Alli, confused as well as disoriented, said, “I—I don’t understand. What are you talking about?”

He produced a thick manila folder, which he opened on his lap. With a shiver, she saw a snapshot of herself stapled to the top sheet of paper. Wasn’t this a scene from a film she had seen? And then with an internal shriek she realized that her mind and body had parted company, that she was looking at herself from a distance, or another dimension, where she was safe, would always be safe because nothing could touch her.

She heard someone with her voice say, “What are you holding?”
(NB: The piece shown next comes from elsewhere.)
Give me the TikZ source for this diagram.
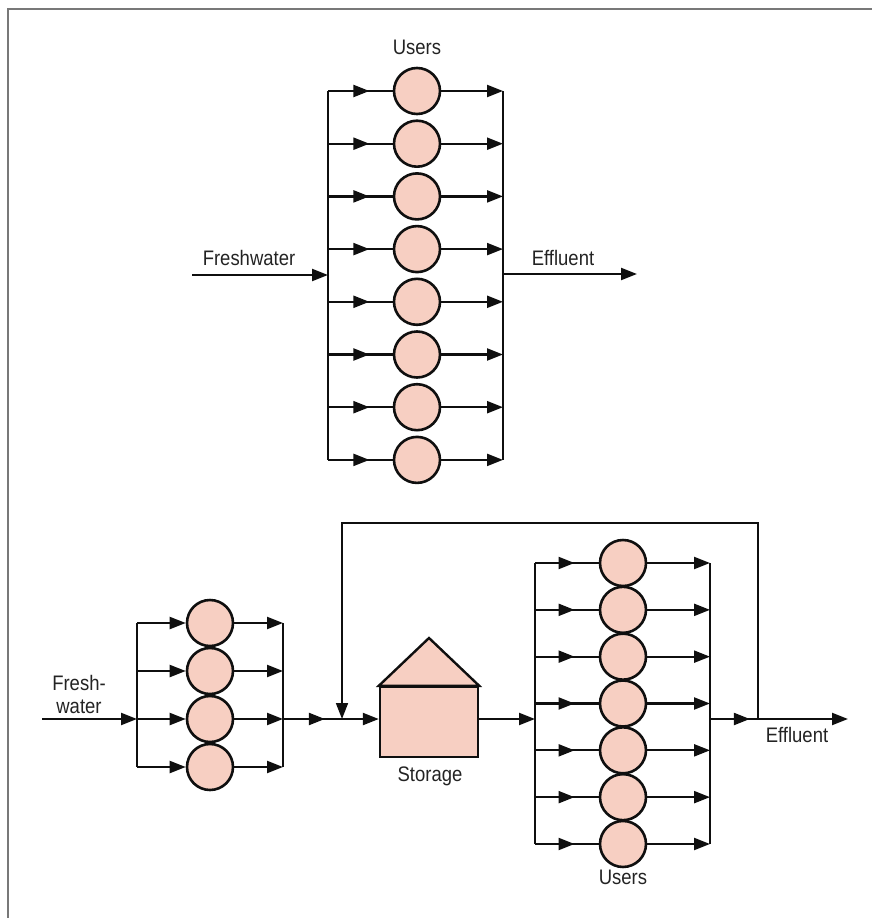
\documentclass[tikz,border=0pt]{standalone}
\usepackage{fontspec}
\setmainfont{Liberation Sans}[FakeStretch=0.88]
\usetikzlibrary{arrows.meta,decorations.markings,calc}

\definecolor{userfill}{RGB}{247,207,194}
\definecolor{inkline}{RGB}{15,15,15}
\definecolor{framegray}{RGB}{120,120,120}
\definecolor{labelink}{RGB}{35,35,35}

\tikzset{
  tip/.style={-{Triangle[length=16pt,width=12pt]}},
  flow/.style={line width=2.2pt, draw=inkline},
  thinflow/.style={line width=1.7pt, draw=inkline},
  user/.style={circle, draw=inkline, line width=2.6pt, fill=userfill,
               minimum size=46pt, inner sep=0pt},
  tank/.style={draw=inkline, line width=2.4pt, fill=userfill},
  lbl/.style={text=labelink, font=\fontsize{21}{23}\selectfont, inner sep=0pt},
  midtip/.style={postaction={decorate}, decoration={markings,
      mark=at position #1 with {\arrow{Triangle[length=16pt,width=12pt]}}}},
}

\begin{document}
\begin{tikzpicture}[x=1pt, y=-1pt]
\useasboundingbox (0,0) rectangle (872,918);

% frame edges
\draw[framegray, line width=1.5pt] (8,918) -- (8,9) -- (872,9);

% ---------- upper scheme: users in parallel ----------
\node[lbl] (uhead) at (417,47) {Users};
\foreach \i in {1,...,8} {
  \pgfmathsetmacro{\yy}{91+52.7*(\i-1)}
  \node[user] (t\i) at (417,\yy) {};
  \coordinate (tl\i) at (328,\yy);
  \coordinate (tr\i) at (503,\yy);
  \draw[flow, midtip=0.64] (tl\i) -- (t\i.west);
  \draw[flow, tip] (t\i.east) -- (tr\i);
}
\draw[flow] (tl1) -- (tl8);
\draw[flow] (tr1) -- (tr8);

\coordinate (fwin) at (192,275);
\coordinate (fwbus) at (328,275);
\draw[flow, tip] (fwin) -- (fwbus);
\node[lbl] (fwlabel) at (249,258) {Freshwater};

\coordinate (efbus) at (503,274);
\coordinate (efout) at (637,274);
\draw[flow, tip] (efbus) -- (efout);
\node[lbl] (eflabel) at (563,258) {Effluent};

% ---------- lower scheme: treatment, storage, reuse ----------
% first bank of units
\foreach \i in {1,...,4} {
  \pgfmathsetmacro{\yy}{623+48*(\i-1)}
  \node[user] (p\i) at (210,\yy) {};
  \coordinate (pl\i) at (137,\yy);
  \coordinate (pr\i) at (283,\yy);
  \draw[flow, tip] (pl\i) -- (p\i.west);
  \draw[flow, tip] (p\i.east) -- (pr\i);
}
\draw[flow] (pl1) -- (pl4);
\draw[flow] (pr1) -- (pr4);

\coordinate (fw2in) at (42,719);
\draw[flow, tip] (fw2in) -- (pl3);
\node[lbl, align=center] (fw2label) at (79,694) {Fresh-\\water};

% junction where recycled water joins
\coordinate (jn) at (342,719);
\draw[flow, midtip=0.71] (pr3) -- (jn);

% storage tank
\node[tank, minimum width=98pt, minimum height=70pt, inner sep=0pt] (tank) at (429,722) {};
\draw[tank, line join=miter] (tank.north west) -- (429,638) -- (tank.north east) -- cycle;
\node[lbl] (tanklabel) at (430,776) {Storage};
\coordinate (tankin) at (tank.west |- jn);
\draw[flow, tip] (jn) -- (tankin);

% second bank of users
\foreach \i in {1,...,7} {
  \pgfmathsetmacro{\yy}{563+46.83*(\i-1)}
  \node[user] (u\i) at (623,\yy) {};
  \coordinate (ul\i) at (535,\yy);
  \coordinate (ur\i) at (710,\yy);
  \draw[flow, midtip=0.62] (ul\i) -- (u\i.west);
  \draw[flow, tip] (u\i.east) -- (ur\i);
}
\draw[flow] (ul1) -- (ul7);
\draw[flow] (ur1) -- (ur7);
\node[lbl] (ulabel) at (623,877) {Users};

\coordinate (tankout) at (tank.east |- jn);
\coordinate (ubusin) at (535,719);
\draw[flow, tip] (tankout) -- (ubusin);

% effluent and recycle loop
\coordinate (ubusout) at (710,719);
\coordinate (split) at (758,719);
\coordinate (ef2out) at (848,719);
\draw[flow, midtip=0.83] (ubusout) -- (split);
\draw[flow, tip] (split) -- (ef2out);
\node[lbl] (ef2label) at (797,735) {Effluent};

\coordinate (loopR) at (758,523);
\coordinate (loopL) at (342,523);
\draw[thinflow, tip] (split) -- (loopR) -- (loopL) -- (jn);
\end{tikzpicture}
\end{document}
“Your life.” He looked up. “You see, Alli, I know everything about you.”

The schism inside her deepened—or widened, whichever. “You don’t … You couldn’t.”

His eyes flicked down, skimming information with which she could see he was clearly familiar. “You were born Allison Amanda Carson—Amanda was your maternal grandmother’s name—on January twenty-third, daughter of Edward Harrison Carson and Lyn Margaret Carson,
née Hayes, married thirty-seven years this past September fourteenth. You were born in Georgetown University Hospital, your blood type is O-negative. You attended Birney Elementary, Lincoln Middle, and—let’s see—Banneker High School. At age five you fractured the ulna in your right forearm. At age eight you twisted your left ankle so severely, you were required to wear a cast for seventeen days. Neither injury had a lasting effect.
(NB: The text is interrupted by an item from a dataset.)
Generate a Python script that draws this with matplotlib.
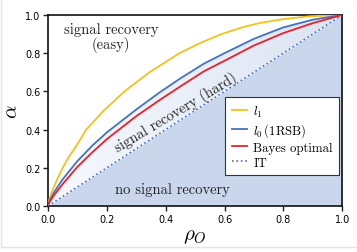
import numpy as np
import matplotlib
matplotlib.use('Agg')
import matplotlib.pyplot as plt
from matplotlib.lines import Line2D

plt.rcParams['mathtext.fontset'] = 'cm'

# curves (rho_O, alpha)
rho_l1 = [0.0, 0.004, 0.01, 0.02, 0.03, 0.05, 0.07, 0.09, 0.13, 0.19, 0.26, 0.345,
          0.447, 0.52, 0.59, 0.66, 0.72, 0.80, 0.89, 1.0]
alpha_l1 = [0.0, 0.03, 0.06, 0.10, 0.135, 0.20, 0.255, 0.30, 0.40, 0.50, 0.60, 0.70,
            0.80, 0.855, 0.90, 0.935, 0.958, 0.978, 0.993, 1.0]

rho_l0 = [0.0, 0.005, 0.02, 0.05, 0.10, 0.15, 0.20, 0.30, 0.38, 0.45, 0.53, 0.60,
          0.70, 0.80, 0.90, 1.0]
alpha_l0 = [0.0, 0.025, 0.07, 0.14, 0.235, 0.315, 0.385, 0.505, 0.595, 0.668, 0.745,
            0.80, 0.875, 0.935, 0.975, 1.0]

rho_bo = [0.0, 0.005, 0.02, 0.05, 0.10, 0.15, 0.20, 0.30, 0.38, 0.45, 0.53, 0.60,
          0.70, 0.80, 0.90, 1.0]
alpha_bo = [0.0, 0.02, 0.055, 0.115, 0.205, 0.28, 0.35, 0.47, 0.555, 0.626, 0.705,
            0.76, 0.84, 0.905, 0.957, 1.0]

rho_it = [0.0, 1.0]
alpha_it = [0.0, 1.0]

ticks = [0.0, 0.2, 0.4, 0.6, 0.8, 1.0]

fig = plt.figure(figsize=(3.57, 2.53), dpi=100)
ax = fig.add_axes([0.1345, 0.182, 0.824, 0.755])

# region below IT line
ax.fill_between(rho_it, 0, alpha_it, color='#c9d6ec', lw=0, zorder=0)

# hard region: horizontal gradient clipped between IT and l0
grad = np.linspace(0, 1, 256).reshape(1, -1)
cmap = matplotlib.colors.LinearSegmentedColormap.from_list('g', ['#f7f9fd', '#dbe4f3'])
im = ax.imshow(grad, extent=[0, 1, 0, 1], aspect='auto', cmap=cmap, origin='lower', zorder=0)
poly = ax.fill_between(rho_l0, np.interp(rho_l0, rho_it, alpha_it), alpha_l0,
                       facecolor='none', lw=0)
im.set_clip_path(poly.get_paths()[0], transform=ax.transData)

ax.plot(rho_l1, alpha_l1, color='#f7c01c', lw=1.3, zorder=3)
ax.plot(rho_l0, alpha_l0, color='#4472c4', lw=1.3, zorder=3)
ax.plot(rho_bo, alpha_bo, color='#f01e28', lw=1.3, zorder=3)
ax.plot(rho_it, alpha_it, color='#4472c4', lw=1.2, ls=':', zorder=3)

ax.set_xlim(0, 1)
ax.set_ylim(0, 1)
ax.set_xticks(ticks)
ax.set_yticks(ticks)
ax.tick_params(labelsize=7, length=3.5, width=1, pad=2, color='#222222')
for s in ax.spines.values():
    s.set_linewidth(1.2)
    s.set_color('#111111')

ax.set_xlabel(r'$\rho_O$', fontsize=15, labelpad=1)
ax.set_ylabel(r'$\alpha$', fontsize=15, labelpad=3)

txt = dict(family='cmr10', color='#222222')
ax.text(0.215, 0.885, 'signal recovery\n(easy)', ha='center', va='center',
        fontsize=10.5, linespacing=1.0, **txt)
ax.text(0.435, 0.49, 'signal recovery (hard)', ha='center', va='center',
        fontsize=10.5, rotation=31, rotation_mode='anchor', **txt)
ax.text(0.424, 0.09, 'no signal recovery', ha='center', va='center',
        fontsize=10.5, **txt)

handles = [Line2D([], [], color='#f7c01c', lw=1.3),
           Line2D([], [], color='#4472c4', lw=1.3),
           Line2D([], [], color='#f01e28', lw=1.3),
           Line2D([], [], color='#4472c4', lw=1.2, ls=':')]
labels = [r'$l_1$', r'$l_0\,$(1RSB)', 'Bayes optimal', 'IT']
leg = ax.legend(handles, labels, loc='lower right', bbox_to_anchor=(0.99, 0.162),
                prop={'family': 'cmr10', 'size': 9.2},
                handlelength=1.2, handletextpad=0.5, labelspacing=0.2,
                borderpad=0.5, borderaxespad=0, fancybox=False, framealpha=1,
                edgecolor='#333333')
leg.get_frame().set_linewidth(0.8)
leg.set_zorder(5)

# faint frame edges of the original screenshot
fig.add_artist(Line2D([0.003, 0.003], [0.02, 1.0], color='#e4e4e4', lw=1, transform=fig.transFigure))
fig.add_artist(Line2D([0.003, 1.0], [0.02, 0.02], color='#e4e4e4', lw=1, transform=fig.transFigure))

fig.savefig('out.png', dpi=100)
“In ninth grade you were diagnosed with Graves’ disease by your pediatrician—what’s his name?” He turned a page. “Ah yes, Dr. Hallow. He recommended you for treatment at Children’s Hospital, where you stayed for six days while tests were being performed, medication prescribed and evaluated in your system.”

He looked up into Alli’s stricken face. “Have I left anything out? I thought not.” Returning to the file, he struck himself lightly on the forehead and a smile spread over his face like taffy melting on a July afternoon. “But of course I have! I’ve failed to mention Barkley. Philip Barkley. But you called him—what? Help me out here, Alli. No? All right, all on my own then. You called him Bark, isn’t that right? Bark was your first love, but you never told your parents the truth about you and Bark, did you?”

“There was a reason.”

“Of course. There’s always a reason,” Kray said. “Human beings are so good at rationalization. Did you or did you not tell your parents the truth about Philip Barkley? A simple yes or no will do.”

Alli gave a little moan, appearing to sink as much as she was able into the chair.

“You see the futility of your current predicament?”

It was a measure of her mental paralysis that it wasn’t until this moment that the thought occurred to her. “How could you possibly know about Bark? I never told anyone about—”

“That night on the raft?”

She gasped. “It’s impossible! You
couldn’t
know!”

“And yet I do. How to reconcile this seeming impossibility?” He cocked his head. “Would it help if I tell you that my name is Ronnie Kray?”

Some inarticulate sound got caught in the back of Alli’s throat, and she almost gagged.

I’m a prisoner, Lyn Carson thought for the first time in her life. She, her support staff, and her bodyguards were in a motorcade, on their way from a luncheon, where she’d spoken to the Washington Ladies’ something-or-other, to a fund-raiser where she was standing in for her husband, who was God knew where, doing God knew what. This morning, she had been on
Good Morning, America.
She barely remembered what she’d said.